**EXERCISE INSTRUCTIONS:**
Copy, exactly as written, the lines that begin at the one containing "Write the matplotlib code for this chart." and end at the one containing "from matplotlib.lines import Line2D". Skip any pictures in the data below.

**DATA LISTING:**
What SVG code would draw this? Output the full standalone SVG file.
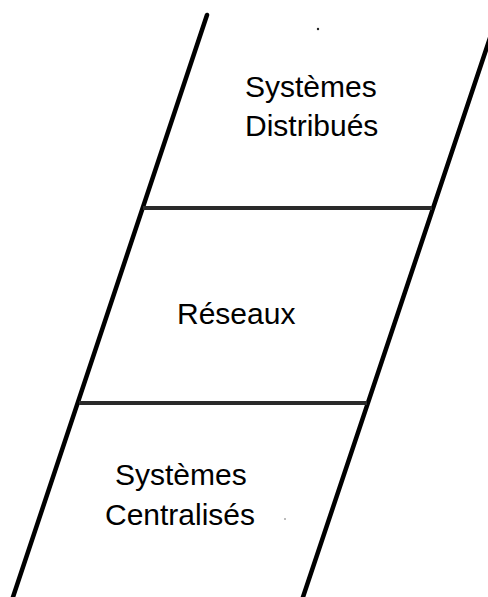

* * *

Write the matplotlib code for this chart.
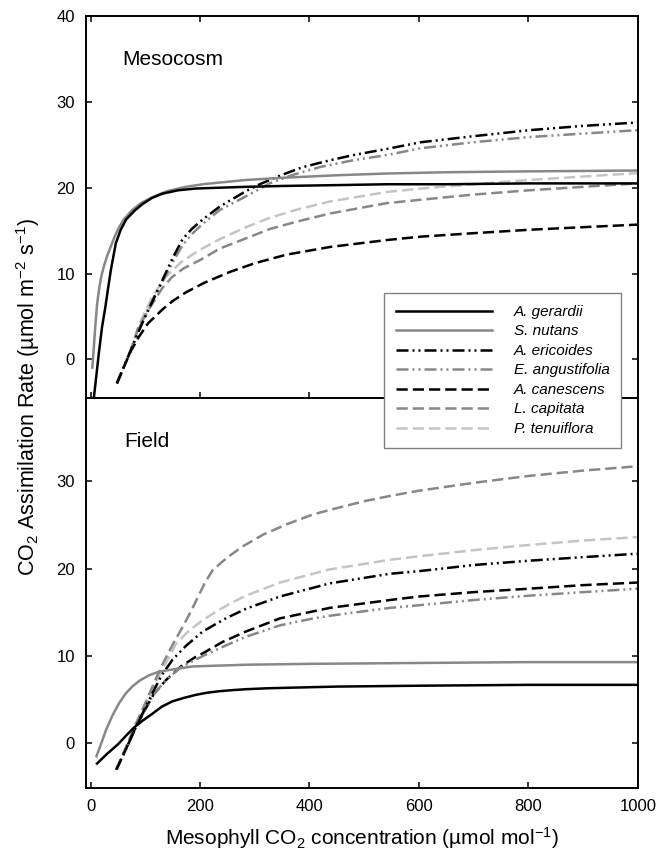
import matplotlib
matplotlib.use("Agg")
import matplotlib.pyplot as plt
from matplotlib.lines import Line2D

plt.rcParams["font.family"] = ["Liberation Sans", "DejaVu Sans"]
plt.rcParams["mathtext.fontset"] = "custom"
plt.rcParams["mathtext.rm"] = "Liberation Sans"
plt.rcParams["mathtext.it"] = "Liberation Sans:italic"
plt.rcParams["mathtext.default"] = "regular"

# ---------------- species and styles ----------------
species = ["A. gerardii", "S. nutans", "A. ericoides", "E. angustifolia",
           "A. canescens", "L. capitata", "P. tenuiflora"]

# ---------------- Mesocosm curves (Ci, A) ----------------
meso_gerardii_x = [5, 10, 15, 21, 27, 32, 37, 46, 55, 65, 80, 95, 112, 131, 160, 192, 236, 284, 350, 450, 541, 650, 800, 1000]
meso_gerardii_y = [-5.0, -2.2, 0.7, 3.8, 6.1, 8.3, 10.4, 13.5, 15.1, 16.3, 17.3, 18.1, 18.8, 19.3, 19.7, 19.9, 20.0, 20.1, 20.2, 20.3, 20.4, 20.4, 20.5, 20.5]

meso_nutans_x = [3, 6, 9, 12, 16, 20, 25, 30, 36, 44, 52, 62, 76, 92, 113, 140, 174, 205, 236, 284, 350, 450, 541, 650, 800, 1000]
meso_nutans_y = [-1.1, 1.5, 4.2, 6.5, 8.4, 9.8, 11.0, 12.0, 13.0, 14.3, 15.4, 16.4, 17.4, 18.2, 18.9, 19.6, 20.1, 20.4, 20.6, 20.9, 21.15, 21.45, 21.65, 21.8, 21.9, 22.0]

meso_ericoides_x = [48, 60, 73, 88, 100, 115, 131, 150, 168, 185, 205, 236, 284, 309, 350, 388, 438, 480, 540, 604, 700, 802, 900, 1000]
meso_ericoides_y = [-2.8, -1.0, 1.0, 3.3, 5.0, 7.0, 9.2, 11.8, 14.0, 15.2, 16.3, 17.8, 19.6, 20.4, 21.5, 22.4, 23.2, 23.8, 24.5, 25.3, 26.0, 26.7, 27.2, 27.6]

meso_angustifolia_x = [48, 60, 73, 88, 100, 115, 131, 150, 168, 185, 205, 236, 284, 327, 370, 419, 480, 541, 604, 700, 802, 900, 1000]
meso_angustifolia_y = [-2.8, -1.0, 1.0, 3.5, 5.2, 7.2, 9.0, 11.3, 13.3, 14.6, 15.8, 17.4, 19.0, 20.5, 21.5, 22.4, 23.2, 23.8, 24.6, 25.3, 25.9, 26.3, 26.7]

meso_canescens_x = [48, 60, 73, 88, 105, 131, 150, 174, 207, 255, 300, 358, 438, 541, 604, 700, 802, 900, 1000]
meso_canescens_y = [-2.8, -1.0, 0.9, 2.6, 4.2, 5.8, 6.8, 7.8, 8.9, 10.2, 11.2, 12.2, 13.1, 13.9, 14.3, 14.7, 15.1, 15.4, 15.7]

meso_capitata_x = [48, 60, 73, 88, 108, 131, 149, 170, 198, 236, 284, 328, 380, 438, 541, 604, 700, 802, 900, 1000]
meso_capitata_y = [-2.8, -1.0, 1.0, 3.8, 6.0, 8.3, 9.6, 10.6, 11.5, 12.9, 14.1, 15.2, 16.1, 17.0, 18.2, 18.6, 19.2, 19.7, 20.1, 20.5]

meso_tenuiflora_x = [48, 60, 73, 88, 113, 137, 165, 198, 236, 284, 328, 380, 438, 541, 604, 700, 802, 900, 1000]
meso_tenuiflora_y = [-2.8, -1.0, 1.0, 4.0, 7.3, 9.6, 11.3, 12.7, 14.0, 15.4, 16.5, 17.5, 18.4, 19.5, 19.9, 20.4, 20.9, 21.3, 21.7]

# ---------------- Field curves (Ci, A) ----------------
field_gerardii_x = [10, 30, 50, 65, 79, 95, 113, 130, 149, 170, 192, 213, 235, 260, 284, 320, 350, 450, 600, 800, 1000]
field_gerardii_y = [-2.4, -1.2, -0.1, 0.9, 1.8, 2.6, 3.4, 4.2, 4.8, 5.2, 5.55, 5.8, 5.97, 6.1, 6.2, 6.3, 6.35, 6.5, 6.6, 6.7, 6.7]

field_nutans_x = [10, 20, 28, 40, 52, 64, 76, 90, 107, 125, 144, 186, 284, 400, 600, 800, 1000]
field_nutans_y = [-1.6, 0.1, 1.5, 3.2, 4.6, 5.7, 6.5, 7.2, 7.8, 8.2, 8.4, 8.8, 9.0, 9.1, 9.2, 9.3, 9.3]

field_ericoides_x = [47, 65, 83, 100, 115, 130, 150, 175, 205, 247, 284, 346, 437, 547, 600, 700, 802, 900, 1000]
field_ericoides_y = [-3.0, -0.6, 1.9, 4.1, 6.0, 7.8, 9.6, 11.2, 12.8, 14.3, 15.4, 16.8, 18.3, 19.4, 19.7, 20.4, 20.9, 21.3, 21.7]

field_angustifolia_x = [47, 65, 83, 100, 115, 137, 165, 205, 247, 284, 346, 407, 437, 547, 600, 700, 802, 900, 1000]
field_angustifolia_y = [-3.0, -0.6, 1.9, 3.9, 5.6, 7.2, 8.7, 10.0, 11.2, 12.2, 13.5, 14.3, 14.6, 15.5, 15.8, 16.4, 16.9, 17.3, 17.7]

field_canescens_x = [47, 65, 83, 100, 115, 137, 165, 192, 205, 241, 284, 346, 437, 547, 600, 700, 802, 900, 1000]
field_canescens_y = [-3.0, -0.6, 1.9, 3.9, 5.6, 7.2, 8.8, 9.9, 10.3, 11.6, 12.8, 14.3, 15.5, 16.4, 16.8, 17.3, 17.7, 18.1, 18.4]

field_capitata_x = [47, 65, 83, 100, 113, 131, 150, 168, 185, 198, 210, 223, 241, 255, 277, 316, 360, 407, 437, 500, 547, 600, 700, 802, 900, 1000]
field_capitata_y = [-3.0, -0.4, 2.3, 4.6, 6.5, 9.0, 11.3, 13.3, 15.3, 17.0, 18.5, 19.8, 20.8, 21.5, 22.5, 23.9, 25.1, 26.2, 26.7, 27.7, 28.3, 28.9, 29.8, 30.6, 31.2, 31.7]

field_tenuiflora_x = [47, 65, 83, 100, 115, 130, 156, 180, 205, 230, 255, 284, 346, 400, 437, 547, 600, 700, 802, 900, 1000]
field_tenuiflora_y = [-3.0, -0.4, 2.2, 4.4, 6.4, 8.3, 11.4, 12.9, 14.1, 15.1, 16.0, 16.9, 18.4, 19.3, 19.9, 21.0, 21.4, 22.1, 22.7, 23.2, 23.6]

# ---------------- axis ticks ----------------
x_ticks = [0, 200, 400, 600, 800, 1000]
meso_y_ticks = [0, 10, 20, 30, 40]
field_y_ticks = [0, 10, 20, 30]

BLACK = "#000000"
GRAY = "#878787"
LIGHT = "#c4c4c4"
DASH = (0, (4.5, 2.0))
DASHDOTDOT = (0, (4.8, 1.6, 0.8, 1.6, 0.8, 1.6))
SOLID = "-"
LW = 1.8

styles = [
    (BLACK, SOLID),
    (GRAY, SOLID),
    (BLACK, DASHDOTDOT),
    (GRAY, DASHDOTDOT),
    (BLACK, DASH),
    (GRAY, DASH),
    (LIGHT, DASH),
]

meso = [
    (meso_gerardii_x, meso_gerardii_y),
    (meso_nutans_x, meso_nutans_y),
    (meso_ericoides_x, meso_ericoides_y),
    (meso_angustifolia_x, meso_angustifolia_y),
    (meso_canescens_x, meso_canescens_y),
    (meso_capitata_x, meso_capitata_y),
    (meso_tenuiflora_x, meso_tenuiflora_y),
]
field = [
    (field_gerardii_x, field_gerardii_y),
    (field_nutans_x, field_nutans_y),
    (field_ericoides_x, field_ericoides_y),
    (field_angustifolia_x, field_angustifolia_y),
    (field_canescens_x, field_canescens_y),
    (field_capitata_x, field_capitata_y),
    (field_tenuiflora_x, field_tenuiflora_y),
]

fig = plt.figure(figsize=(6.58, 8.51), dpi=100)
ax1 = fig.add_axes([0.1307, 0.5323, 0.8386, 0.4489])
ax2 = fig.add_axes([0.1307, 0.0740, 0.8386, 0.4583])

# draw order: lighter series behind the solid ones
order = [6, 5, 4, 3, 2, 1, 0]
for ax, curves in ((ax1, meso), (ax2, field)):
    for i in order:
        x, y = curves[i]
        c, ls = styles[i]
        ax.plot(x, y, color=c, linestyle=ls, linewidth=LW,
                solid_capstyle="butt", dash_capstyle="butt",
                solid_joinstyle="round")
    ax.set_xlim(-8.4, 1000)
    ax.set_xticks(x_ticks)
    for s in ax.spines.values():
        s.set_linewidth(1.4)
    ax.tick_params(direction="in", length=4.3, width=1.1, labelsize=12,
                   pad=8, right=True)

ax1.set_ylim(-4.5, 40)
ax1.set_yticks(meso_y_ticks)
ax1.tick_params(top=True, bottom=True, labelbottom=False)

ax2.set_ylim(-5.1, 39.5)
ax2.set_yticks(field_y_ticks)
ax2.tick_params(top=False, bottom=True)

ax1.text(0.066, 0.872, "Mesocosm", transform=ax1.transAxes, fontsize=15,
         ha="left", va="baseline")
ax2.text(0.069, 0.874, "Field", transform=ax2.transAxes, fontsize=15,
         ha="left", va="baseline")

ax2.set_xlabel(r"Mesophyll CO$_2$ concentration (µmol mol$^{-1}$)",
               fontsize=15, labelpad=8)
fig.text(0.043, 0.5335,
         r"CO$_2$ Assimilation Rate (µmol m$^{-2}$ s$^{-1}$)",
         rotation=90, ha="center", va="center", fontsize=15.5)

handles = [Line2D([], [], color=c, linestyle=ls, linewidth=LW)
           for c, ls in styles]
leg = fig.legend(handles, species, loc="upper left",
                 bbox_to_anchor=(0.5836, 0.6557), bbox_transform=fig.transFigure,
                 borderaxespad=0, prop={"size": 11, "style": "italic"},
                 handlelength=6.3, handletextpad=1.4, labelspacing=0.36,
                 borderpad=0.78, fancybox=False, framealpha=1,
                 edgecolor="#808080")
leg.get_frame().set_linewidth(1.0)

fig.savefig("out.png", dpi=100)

* * *

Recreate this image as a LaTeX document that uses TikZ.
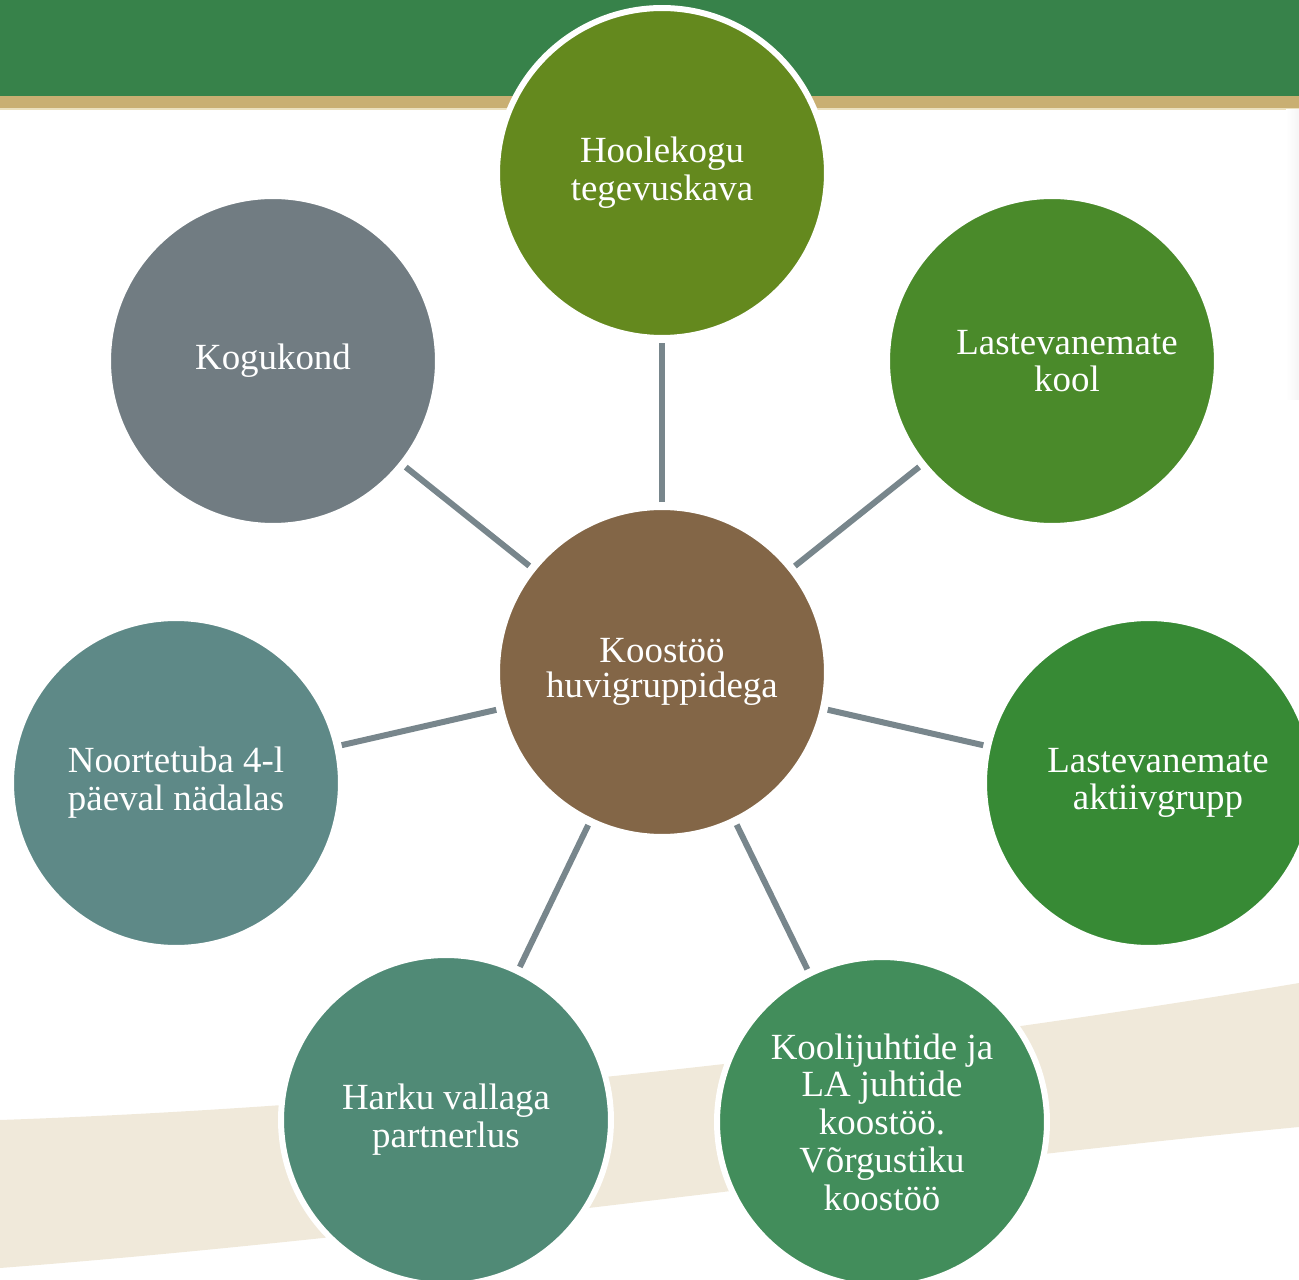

**TASK SOLUTION:**
Write the matplotlib code for this chart.
import matplotlib
matplotlib.use("Agg")
import matplotlib.pyplot as plt
from matplotlib.lines import Line2D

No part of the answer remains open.